Holly Scott-Gardner, a 27-year-old masters student in Social and Public Policy at the University of Leeds, launched legal action against the Student Loans Company after several attempts to access its Disabled Students’ Allowance form resulted in her having to fill it in over the phone.

Kate Egerton, a solicitor at Leigh Day, wrote to the company on her behalf to point out its duty to make reasonable adjustments for disabled students under the Equality Act 2010, which includes the provision of information in an accessible format.

She said Website Accessibility Regulations, which came into force for public sector bodies in 2018, built upon duties in the Act and required websites and apps to be more accessible.

She said the SLC first offered Holly a settlement of £500 but the offer was increased to £5,000, and its chief executive had invited her to work with it by giving feedback on the updated DSA forms.
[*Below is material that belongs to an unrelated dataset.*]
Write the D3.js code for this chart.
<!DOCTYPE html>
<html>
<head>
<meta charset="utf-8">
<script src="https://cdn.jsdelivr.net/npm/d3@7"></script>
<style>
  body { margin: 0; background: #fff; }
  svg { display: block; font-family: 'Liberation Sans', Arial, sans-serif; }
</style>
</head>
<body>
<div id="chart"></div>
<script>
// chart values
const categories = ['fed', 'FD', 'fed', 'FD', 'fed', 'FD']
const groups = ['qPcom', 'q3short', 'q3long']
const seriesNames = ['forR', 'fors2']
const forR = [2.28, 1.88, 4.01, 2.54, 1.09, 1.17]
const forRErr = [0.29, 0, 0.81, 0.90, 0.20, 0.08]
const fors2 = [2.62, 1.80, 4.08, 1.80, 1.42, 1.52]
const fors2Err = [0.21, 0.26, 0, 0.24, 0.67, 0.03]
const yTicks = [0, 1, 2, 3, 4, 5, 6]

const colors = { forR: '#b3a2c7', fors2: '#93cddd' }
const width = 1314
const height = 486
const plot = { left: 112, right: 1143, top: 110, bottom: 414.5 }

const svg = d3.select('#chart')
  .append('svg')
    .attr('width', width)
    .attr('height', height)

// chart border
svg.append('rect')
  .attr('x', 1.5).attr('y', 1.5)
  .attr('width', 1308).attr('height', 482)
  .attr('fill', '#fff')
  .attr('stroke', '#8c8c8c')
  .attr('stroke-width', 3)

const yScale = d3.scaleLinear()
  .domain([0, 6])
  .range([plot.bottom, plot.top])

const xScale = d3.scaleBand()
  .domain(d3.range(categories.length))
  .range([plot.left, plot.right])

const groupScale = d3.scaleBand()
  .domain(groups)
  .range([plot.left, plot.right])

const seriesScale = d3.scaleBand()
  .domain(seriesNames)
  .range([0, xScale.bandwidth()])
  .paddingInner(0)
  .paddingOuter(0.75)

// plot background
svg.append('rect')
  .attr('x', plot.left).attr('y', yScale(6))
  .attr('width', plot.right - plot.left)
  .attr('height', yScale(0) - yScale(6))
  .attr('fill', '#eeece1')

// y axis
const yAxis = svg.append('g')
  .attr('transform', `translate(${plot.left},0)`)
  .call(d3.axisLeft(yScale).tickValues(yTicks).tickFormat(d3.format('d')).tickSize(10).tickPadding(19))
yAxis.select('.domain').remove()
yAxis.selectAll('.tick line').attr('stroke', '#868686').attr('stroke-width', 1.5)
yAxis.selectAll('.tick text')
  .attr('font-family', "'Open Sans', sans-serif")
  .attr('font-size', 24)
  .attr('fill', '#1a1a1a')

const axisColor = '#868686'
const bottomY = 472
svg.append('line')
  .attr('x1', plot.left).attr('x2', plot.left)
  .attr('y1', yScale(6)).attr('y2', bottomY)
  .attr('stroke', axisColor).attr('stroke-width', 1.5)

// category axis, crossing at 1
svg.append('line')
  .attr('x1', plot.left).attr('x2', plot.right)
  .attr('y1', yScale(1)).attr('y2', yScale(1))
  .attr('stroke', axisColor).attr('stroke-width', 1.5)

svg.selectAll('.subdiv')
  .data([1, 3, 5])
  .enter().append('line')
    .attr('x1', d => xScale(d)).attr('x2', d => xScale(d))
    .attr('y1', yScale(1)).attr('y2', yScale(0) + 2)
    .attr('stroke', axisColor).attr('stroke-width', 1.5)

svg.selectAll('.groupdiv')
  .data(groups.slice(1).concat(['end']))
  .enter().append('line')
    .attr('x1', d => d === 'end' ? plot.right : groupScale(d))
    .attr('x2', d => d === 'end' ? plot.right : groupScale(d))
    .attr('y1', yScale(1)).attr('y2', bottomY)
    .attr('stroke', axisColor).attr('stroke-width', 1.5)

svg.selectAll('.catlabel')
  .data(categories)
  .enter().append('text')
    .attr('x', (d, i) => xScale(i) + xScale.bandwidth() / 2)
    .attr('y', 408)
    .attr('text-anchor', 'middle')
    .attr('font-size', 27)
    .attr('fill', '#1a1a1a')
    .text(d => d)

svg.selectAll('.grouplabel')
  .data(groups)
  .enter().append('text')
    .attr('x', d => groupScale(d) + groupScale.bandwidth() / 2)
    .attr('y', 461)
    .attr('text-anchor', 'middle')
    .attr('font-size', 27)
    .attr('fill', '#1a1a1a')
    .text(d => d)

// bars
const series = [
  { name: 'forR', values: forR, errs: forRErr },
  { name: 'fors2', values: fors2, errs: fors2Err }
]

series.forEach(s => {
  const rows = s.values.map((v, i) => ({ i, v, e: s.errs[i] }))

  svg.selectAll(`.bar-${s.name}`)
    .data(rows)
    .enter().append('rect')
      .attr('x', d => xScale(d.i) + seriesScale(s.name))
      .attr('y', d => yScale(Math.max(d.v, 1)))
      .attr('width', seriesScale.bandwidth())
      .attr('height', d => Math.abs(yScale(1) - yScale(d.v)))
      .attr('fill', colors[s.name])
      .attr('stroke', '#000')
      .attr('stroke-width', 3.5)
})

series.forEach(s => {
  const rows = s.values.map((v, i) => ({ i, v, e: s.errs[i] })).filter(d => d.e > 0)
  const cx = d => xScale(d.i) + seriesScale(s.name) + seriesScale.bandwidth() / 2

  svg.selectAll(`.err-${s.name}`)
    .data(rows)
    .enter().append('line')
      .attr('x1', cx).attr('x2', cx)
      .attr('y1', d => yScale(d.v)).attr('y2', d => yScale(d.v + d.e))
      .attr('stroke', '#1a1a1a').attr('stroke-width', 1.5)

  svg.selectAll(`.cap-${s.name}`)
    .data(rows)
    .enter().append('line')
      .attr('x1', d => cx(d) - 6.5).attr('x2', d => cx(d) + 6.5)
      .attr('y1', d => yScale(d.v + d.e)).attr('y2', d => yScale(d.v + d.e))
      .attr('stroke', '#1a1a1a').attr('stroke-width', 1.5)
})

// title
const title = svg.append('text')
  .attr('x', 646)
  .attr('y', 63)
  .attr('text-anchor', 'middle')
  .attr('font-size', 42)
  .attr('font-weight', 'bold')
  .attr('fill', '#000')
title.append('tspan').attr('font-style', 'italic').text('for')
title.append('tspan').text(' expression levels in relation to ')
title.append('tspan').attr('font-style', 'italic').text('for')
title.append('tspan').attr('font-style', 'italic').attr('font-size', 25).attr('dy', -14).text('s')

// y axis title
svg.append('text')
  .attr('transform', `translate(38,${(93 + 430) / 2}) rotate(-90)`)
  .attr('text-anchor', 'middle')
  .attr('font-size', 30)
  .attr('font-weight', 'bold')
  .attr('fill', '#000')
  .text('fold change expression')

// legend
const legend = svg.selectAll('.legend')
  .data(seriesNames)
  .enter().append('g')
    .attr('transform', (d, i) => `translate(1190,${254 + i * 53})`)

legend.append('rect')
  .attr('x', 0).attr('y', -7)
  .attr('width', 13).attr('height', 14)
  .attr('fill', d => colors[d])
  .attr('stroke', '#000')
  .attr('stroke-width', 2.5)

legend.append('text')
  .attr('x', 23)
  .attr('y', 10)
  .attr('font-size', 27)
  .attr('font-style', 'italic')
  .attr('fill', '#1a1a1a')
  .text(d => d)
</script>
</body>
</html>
Holly, who is registered blind, said:“Their actions were clearly a violation of the Equality Act and it was incredibly frustrating to firstly be ignored, and then be passed around from person to person whilst the SLC insisted they did not need to provide me with an accessible copy of the form.

"I hope that in future, the Student Loans Company commits fully to creating an experience accessible to all.”

Ms Egerton said in her view it was 'unlawful and frankly bizarre' for the SLC to provide a form aimed at disabled people in a format inaccessible to blind and visually impaired students.

“Holly’s case illustrates how many public bodies still do not understand their obligations under the Equality Act and the Web Accessibility Regulations.”

An SLC spokeswoman said it took its duty towards meeting the needs of customers with disabilities very seriously and 'deeply regretted' the difficulties Holly encountered.

She said its form was now fully compliant with accessibility regulations and, since they came into force, SLC had delivered a significant programme of work to ensure its online content was compliant.

"We are always striving to ensure that our application process and other services are flexible and adaptable to individual customer needs," she said.

"All staff are provided with annual training on equality and diversity, including the duty to make reasonable adjustments for our disabled customers.

"Members of our DSA team have systems in place to ensure they can accommodate customer needs where reasonable, such as assisting customers to complete applications over the phone, and providing a named caseworker they can contact.

"We look forward to working with Holly in the future as per the offer made by our chief executive.”